В 1992 году я жил в Москве на Сивцевом Вражке в квартире, которую снимала американская журналистка Энн Уильямсон, и позвал к себе на проводы коллег: Мальгина с женой, Гришу Нехорошева и Сашу Шальнева из «Известий», однокурсниц Тому Карганову (которая выше назвала Жириновского дураком) и японистку Наташу Лулакову, прилетевшую из Нью-Йорка Лену Вайнтрауб и других привлекательных женщин.
Жириновский в ту пору ездил еще не на «Майбахе», а на какой-то советской машине, и не с толпой прихожих охранников, а с одним замызганным шофером, и был не таким важным, как впоследствии. Я позвал его как однокашника, но нажрался и решил испытать на сексуальную ориентацию, благо вокруг было несколько привлекательных женщин. Я обсадил ими Жириновского и начал наблюдать, поведется ли он.
Ни малейшей реакции!
Четыре годя спустя я прилетел в Москву на юбилей нашего института, состоявшийся в актовом зале МГА на Ленгорах. Я всегда был высокого мнения о своих однокашниках. Не считая путинского пресс-секретаря Пескова, чей отец, брешут, тоже учился у нас, на курс моложе меня. Другой мой однокашник, писатель Акунин, говорят, сказал в интервью, что коллектив ИСАА (бывш. ИВЯ) даже осудил войну с Украиной.

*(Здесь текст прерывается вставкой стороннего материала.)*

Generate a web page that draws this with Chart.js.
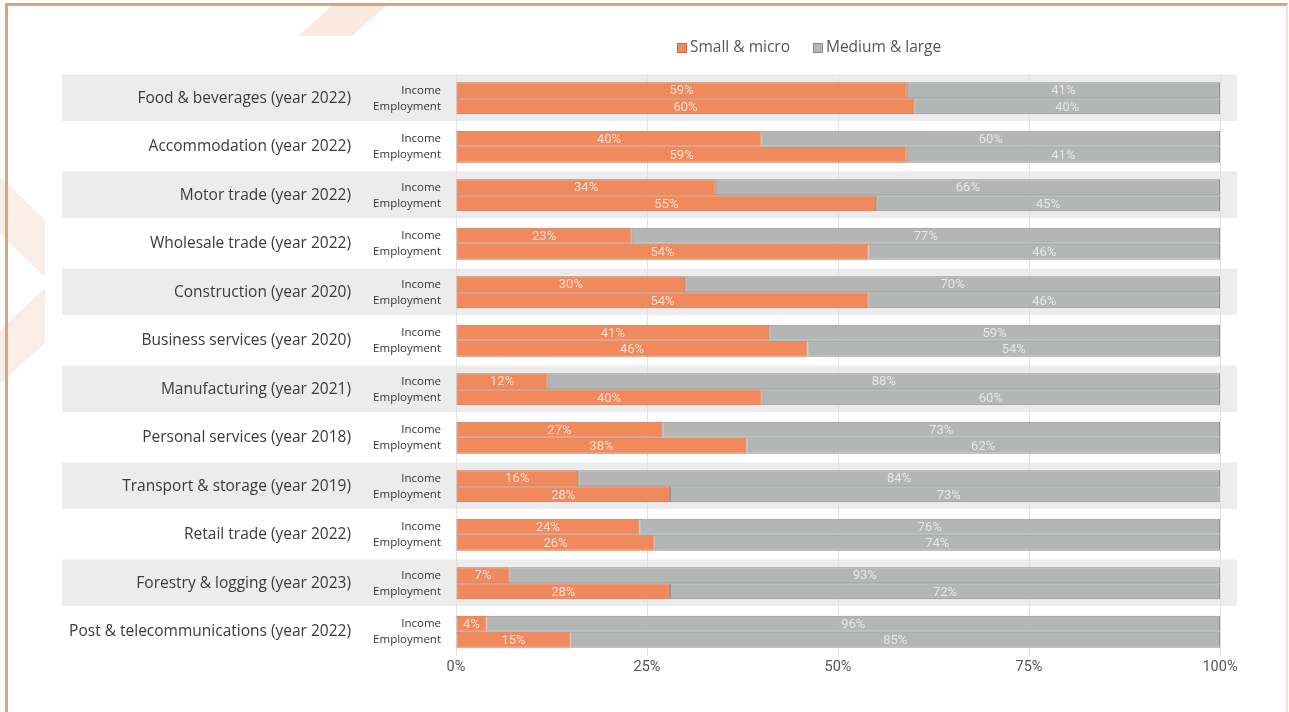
<!DOCTYPE html>
<html>
<head>
<meta charset="utf-8">
<script src="https://cdn.jsdelivr.net/npm/chart.js@4.4.1/dist/chart.umd.min.js"></script>
<style>
  html, body { margin: 0; padding: 0; background: #fff; }
  #wrap { position: relative; width: 1289px; height: 712px; overflow: hidden; }
  #deco { position: absolute; left: 0; top: 0; }
  #frame { position: absolute; left: 5px; top: 3px; width: 1278px; height: 720px;
           border-left: 3px solid #dba67c; border-top: 3px solid #d9a47a; border-right: 2px solid #f3e2d4; }
  #myChart { position: absolute; left: 0; top: 0; }
</style>
</head>
<body>
<div id="wrap">
  <svg id="deco" width="1289" height="712">
    <polygon points="333,5 387,5 352,36 298,36" fill="#fbeadf"/>
    <polygon points="0,177 45,220 45,277 0,234" fill="#f8eee7"/>
    <polygon points="45,288 45,343 0,384 0,330" fill="#f8eee7"/>
  </svg>
  <div id="frame"></div>
  <canvas id="myChart" width="1289" height="712"></canvas>
</div>
<script>
categories = [
  'Food & beverages (year 2022)',
  'Accommodation (year 2022)',
  'Motor trade (year 2022)',
  'Wholesale trade (year 2022)',
  'Construction (year 2020)',
  'Business services (year 2020)',
  'Manufacturing (year 2021)',
  'Personal services (year 2018)',
  'Transport & storage (year 2019)',
  'Retail trade (year 2022)',
  'Forestry & logging (year 2023)',
  'Post & telecommunications (year 2022)'
]
seriesNames = ['Small & micro', 'Medium & large']
rowLabels = ['Income', 'Employment']

incomeSmall     = [59, 40, 34, 23, 30, 41, 12, 27, 16, 24, 7, 4]
incomeLarge     = [41, 60, 66, 77, 70, 59, 88, 73, 84, 76, 93, 96]
employmentSmall = [60, 59, 55, 54, 54, 46, 40, 38, 28, 26, 28, 15]
employmentLarge = [40, 41, 45, 46, 46, 54, 60, 62, 73, 74, 72, 85]

xTickLabels = ['0%', '25%', '50%', '75%', '100%']

var orange = '#f0895c', orangeEdge = '#c96e48'
var grey = '#b4b6b6', greyEdge = '#8e9090'

function makeSet(label, values, stack, fill, edge) {
  return {
    label: label,
    data: values,
    stack: stack,
    backgroundColor: fill,
    borderColor: edge,
    borderWidth: 1,
    borderSkipped: false,
    categoryPercentage: 0.66,
    barPercentage: 1
  }
}

var datasets = [
  makeSet(seriesNames[0], incomeSmall, 'income', orange, orangeEdge),
  makeSet(seriesNames[1], incomeLarge, 'income', grey, greyEdge),
  makeSet(seriesNames[0], employmentSmall, 'employment', orange, orangeEdge),
  makeSet(seriesNames[1], employmentLarge, 'employment', grey, greyEdge)
]

// grey bands behind every other category
const bands = {
  id: 'bands',
  beforeDraw(chart) {
    const ctx = chart.ctx, y = chart.scales.y, area = chart.chartArea
    const step = (y.getPixelForValue(1) - y.getPixelForValue(0))
    ctx.save()
    ctx.fillStyle = '#ececec'
    categories.forEach((c, i) => {
      if (i % 2 !== 0) return
      const cy = y.getPixelForValue(i)
      ctx.fillRect(area.left - 394, cy - step / 2 + 0.5, area.right - area.left + 411, step - 2)
    })
    ctx.restore()
  }
}

// percent labels, row labels and legend
const labels = {
  id: 'labels',
  afterDatasetsDraw(chart) {
    const ctx = chart.ctx, area = chart.chartArea
    ctx.save()
    ctx.textBaseline = 'middle'
    ctx.textAlign = 'center'
    ctx.font = '13px "Roboto", sans-serif'
    chart.data.datasets.forEach((ds, d) => {
      chart.getDatasetMeta(d).data.forEach((bar, i) => {
        ctx.fillStyle = (d % 2 === 0) ? 'rgba(255,236,225,0.85)' : 'rgba(240,240,240,0.85)'
        ctx.fillText(ds.data[i] + '%', (bar.x + bar.base) / 2, bar.y + 1)
      })
    })
    ctx.textAlign = 'right'
    ctx.font = '11.5px "Open Sans"'
    ctx.fillStyle = '#333'
    ;[0, 2].forEach((d, k) => {
      chart.getDatasetMeta(d).data.forEach((bar) => {
        ctx.fillText(rowLabels[k], area.left - 15, bar.y)
      })
    })
    // legend
    ctx.font = '15.5px "Open Sans"'
    ctx.textAlign = 'left'
    var lx = area.left + 221, ly = 48
    ;[[orange, orangeEdge], [grey, greyEdge]].forEach((c, k) => {
      ctx.fillStyle = c[0]
      ctx.fillRect(lx, ly - 5, 10, 10)
      ctx.strokeStyle = c[1]
      ctx.lineWidth = 1
      ctx.strokeRect(lx + 0.5, ly - 4.5, 9, 9)
      ctx.fillStyle = '#555'
      ctx.fillText(seriesNames[k], lx + 13, ly)
      lx += 13 + ctx.measureText(seriesNames[k]).width + 23
    })
    ctx.restore()
  }
}

Chart.defaults.font.family = '"Open Sans", sans-serif'

var ctx = document.getElementById('myChart')
var bar = new Chart(ctx, {
  type: 'bar',
  data: {
    labels: categories,
    datasets: datasets
  },
  options: {
    indexAxis: 'y',
    responsive: false,
    animation: false,
    layout: {
      padding: { left: 10, right: 69, top: 74, bottom: 0 }
    },
    scales: {
      x: {
        stacked: true,
        min: 0,
        max: 100,
        ticks: {
          stepSize: 25,
          padding: 3,
          color: '#555',
          font: { size: 14.5, family: '"Roboto", sans-serif' },
          callback: (v, i) => xTickLabels[i]
        },
        grid: { color: '#e2e2e2', drawTicks: false },
        border: { display: false },
        afterFit: (s) => { s.height = 56; s.paddingLeft = 0; s.paddingRight = 0 }
      },
      y: {
        stacked: true,
        ticks: {
          padding: 105,
          color: '#3a3a3a',
          font: { size: 15.5 }
        },
        grid: { display: false, drawTicks: false },
        border: { display: false },
        afterFit: (s) => { s.width = 446; s.paddingTop = 0; s.paddingBottom = 0 }
      }
    },
    plugins: {
      legend: { display: false },
      tooltip: { enabled: false }
    }
  },
  plugins: [bands, labels]
})
</script>
</body>
</html>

Поскольку Жириновский к нашему юбилею достиг в России головокружительных высот, он был на нем главным оратором и выступал в своем духе. Послушав его перлы, тюрколог Миша Мейер, который сегодня является президентом ИСАА, передал мне предложение тоже выступить на вечере в качестве противовеса Жириновскому, то есть светлого начала. Я лихорадочно начал соображать, как это сделать, но судьба распорядилась иначе. Дело было летом, стояла несусветная жара, а в зале не было кондиционера.
Перед тем как до меня дошла очередь, обалдевшие от жары ивяшники в изнеможении повалили к выходу, и торжество закруглили, не дав мне проявить себя светлым началом.
С тех пор я видел Жириновского десятки раз, в последний — в «Русском самоваре» под фото Бродского, после чего ему закрыли въезд в США. Его речи делались все отвратительнее, а в последнее время меня уже от них тошнило.